◆ SUPPLIED DATA
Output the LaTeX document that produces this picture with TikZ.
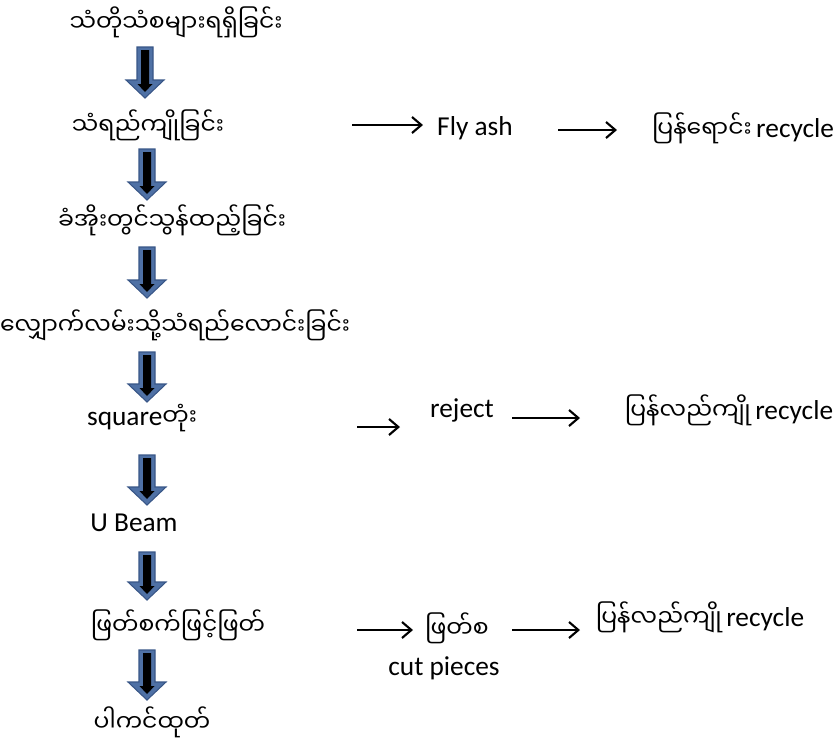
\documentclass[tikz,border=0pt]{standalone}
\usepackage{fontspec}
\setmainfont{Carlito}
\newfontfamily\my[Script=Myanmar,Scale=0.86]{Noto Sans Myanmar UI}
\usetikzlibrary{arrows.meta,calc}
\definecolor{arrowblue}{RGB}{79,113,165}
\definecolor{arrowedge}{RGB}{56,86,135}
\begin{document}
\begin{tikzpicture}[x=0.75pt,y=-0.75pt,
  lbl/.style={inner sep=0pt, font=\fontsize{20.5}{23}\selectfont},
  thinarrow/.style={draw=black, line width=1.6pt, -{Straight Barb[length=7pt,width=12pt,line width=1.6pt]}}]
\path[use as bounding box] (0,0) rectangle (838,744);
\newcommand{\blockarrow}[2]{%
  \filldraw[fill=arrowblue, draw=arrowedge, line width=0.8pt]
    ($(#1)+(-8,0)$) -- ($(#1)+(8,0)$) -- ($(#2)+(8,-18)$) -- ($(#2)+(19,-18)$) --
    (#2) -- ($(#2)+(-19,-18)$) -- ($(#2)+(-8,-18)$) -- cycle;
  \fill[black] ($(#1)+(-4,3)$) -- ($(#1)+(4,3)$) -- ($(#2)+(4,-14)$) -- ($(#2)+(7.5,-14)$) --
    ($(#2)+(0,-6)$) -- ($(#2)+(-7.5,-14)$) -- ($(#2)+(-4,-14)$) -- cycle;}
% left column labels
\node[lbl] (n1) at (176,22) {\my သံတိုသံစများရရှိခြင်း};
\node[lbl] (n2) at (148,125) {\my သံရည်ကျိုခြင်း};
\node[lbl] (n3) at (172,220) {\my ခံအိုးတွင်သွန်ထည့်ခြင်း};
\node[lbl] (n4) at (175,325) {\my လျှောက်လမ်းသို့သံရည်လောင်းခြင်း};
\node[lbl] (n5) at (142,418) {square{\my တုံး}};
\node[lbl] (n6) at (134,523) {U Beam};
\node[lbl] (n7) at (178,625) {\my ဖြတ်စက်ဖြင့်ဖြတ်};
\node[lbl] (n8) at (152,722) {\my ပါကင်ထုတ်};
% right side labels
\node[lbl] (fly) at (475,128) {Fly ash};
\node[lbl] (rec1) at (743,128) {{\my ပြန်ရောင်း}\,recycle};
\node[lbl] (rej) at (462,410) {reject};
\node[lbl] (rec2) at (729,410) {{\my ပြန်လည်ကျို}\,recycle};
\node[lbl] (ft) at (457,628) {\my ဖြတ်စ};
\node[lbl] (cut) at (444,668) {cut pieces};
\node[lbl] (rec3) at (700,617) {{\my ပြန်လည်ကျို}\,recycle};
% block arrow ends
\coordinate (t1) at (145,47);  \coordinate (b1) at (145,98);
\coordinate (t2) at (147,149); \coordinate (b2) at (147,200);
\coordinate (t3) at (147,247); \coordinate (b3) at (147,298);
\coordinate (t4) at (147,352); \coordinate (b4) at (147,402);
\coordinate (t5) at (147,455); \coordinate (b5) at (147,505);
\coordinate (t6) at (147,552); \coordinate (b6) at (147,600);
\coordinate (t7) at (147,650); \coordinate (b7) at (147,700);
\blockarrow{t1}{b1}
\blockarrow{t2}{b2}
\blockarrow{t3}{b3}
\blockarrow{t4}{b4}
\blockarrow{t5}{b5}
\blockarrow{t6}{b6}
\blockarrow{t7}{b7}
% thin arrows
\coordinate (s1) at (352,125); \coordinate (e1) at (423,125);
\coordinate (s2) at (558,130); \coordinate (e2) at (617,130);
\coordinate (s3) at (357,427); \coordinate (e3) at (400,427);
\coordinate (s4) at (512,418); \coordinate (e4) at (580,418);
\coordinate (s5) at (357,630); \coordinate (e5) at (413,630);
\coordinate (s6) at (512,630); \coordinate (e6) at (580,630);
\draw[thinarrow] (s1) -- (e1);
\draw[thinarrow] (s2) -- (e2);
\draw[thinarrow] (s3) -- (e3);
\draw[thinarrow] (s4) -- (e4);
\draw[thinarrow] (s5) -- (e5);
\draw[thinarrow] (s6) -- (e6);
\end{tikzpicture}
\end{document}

◆ STATED TASK
Copy all the lines of data exactly as they appear, dropping any images.

◆ EXERCISE OUTPUT
Output the LaTeX document that produces this picture with TikZ.
\documentclass[tikz,border=0pt]{standalone}
\usepackage{fontspec}
\setmainfont{Carlito}
\newfontfamily\my[Script=Myanmar,Scale=0.86]{Noto Sans Myanmar UI}
\usetikzlibrary{arrows.meta,calc}
\definecolor{arrowblue}{RGB}{79,113,165}
\definecolor{arrowedge}{RGB}{56,86,135}
\begin{document}
\begin{tikzpicture}[x=0.75pt,y=-0.75pt,
  lbl/.style={inner sep=0pt, font=\fontsize{20.5}{23}\selectfont},
  thinarrow/.style={draw=black, line width=1.6pt, -{Straight Barb[length=7pt,width=12pt,line width=1.6pt]}}]
\path[use as bounding box] (0,0) rectangle (838,744);
\newcommand{\blockarrow}[2]{%
  \filldraw[fill=arrowblue, draw=arrowedge, line width=0.8pt]
    ($(#1)+(-8,0)$) -- ($(#1)+(8,0)$) -- ($(#2)+(8,-18)$) -- ($(#2)+(19,-18)$) --
    (#2) -- ($(#2)+(-19,-18)$) -- ($(#2)+(-8,-18)$) -- cycle;
  \fill[black] ($(#1)+(-4,3)$) -- ($(#1)+(4,3)$) -- ($(#2)+(4,-14)$) -- ($(#2)+(7.5,-14)$) --
    ($(#2)+(0,-6)$) -- ($(#2)+(-7.5,-14)$) -- ($(#2)+(-4,-14)$) -- cycle;}
% left column labels
\node[lbl] (n1) at (176,22) {\my သံတိုသံစများရရှိခြင်း};
\node[lbl] (n2) at (148,125) {\my သံရည်ကျိုခြင်း};
\node[lbl] (n3) at (172,220) {\my ခံအိုးတွင်သွန်ထည့်ခြင်း};
\node[lbl] (n4) at (175,325) {\my လျှောက်လမ်းသို့သံရည်လောင်းခြင်း};
\node[lbl] (n5) at (142,418) {square{\my တုံး}};
\node[lbl] (n6) at (134,523) {U Beam};
\node[lbl] (n7) at (178,625) {\my ဖြတ်စက်ဖြင့်ဖြတ်};
\node[lbl] (n8) at (152,722) {\my ပါကင်ထုတ်};
% right side labels
\node[lbl] (fly) at (475,128) {Fly ash};
\node[lbl] (rec1) at (743,128) {{\my ပြန်ရောင်း}\,recycle};
\node[lbl] (rej) at (462,410) {reject};
\node[lbl] (rec2) at (729,410) {{\my ပြန်လည်ကျို}\,recycle};
\node[lbl] (ft) at (457,628) {\my ဖြတ်စ};
\node[lbl] (cut) at (444,668) {cut pieces};
\node[lbl] (rec3) at (700,617) {{\my ပြန်လည်ကျို}\,recycle};
% block arrow ends
\coordinate (t1) at (145,47);  \coordinate (b1) at (145,98);
\coordinate (t2) at (147,149); \coordinate (b2) at (147,200);
\coordinate (t3) at (147,247); \coordinate (b3) at (147,298);
\coordinate (t4) at (147,352); \coordinate (b4) at (147,402);
\coordinate (t5) at (147,455); \coordinate (b5) at (147,505);
\coordinate (t6) at (147,552); \coordinate (b6) at (147,600);
\coordinate (t7) at (147,650); \coordinate (b7) at (147,700);
\blockarrow{t1}{b1}
\blockarrow{t2}{b2}
\blockarrow{t3}{b3}
\blockarrow{t4}{b4}
\blockarrow{t5}{b5}
\blockarrow{t6}{b6}
\blockarrow{t7}{b7}
% thin arrows
\coordinate (s1) at (352,125); \coordinate (e1) at (423,125);
\coordinate (s2) at (558,130); \coordinate (e2) at (617,130);
\coordinate (s3) at (357,427); \coordinate (e3) at (400,427);
\coordinate (s4) at (512,418); \coordinate (e4) at (580,418);
\coordinate (s5) at (357,630); \coordinate (e5) at (413,630);
\coordinate (s6) at (512,630); \coordinate (e6) at (580,630);
\draw[thinarrow] (s1) -- (e1);
\draw[thinarrow] (s2) -- (e2);
\draw[thinarrow] (s3) -- (e3);
\draw[thinarrow] (s4) -- (e4);
\draw[thinarrow] (s5) -- (e5);
\draw[thinarrow] (s6) -- (e6);
\end{tikzpicture}
\end{document}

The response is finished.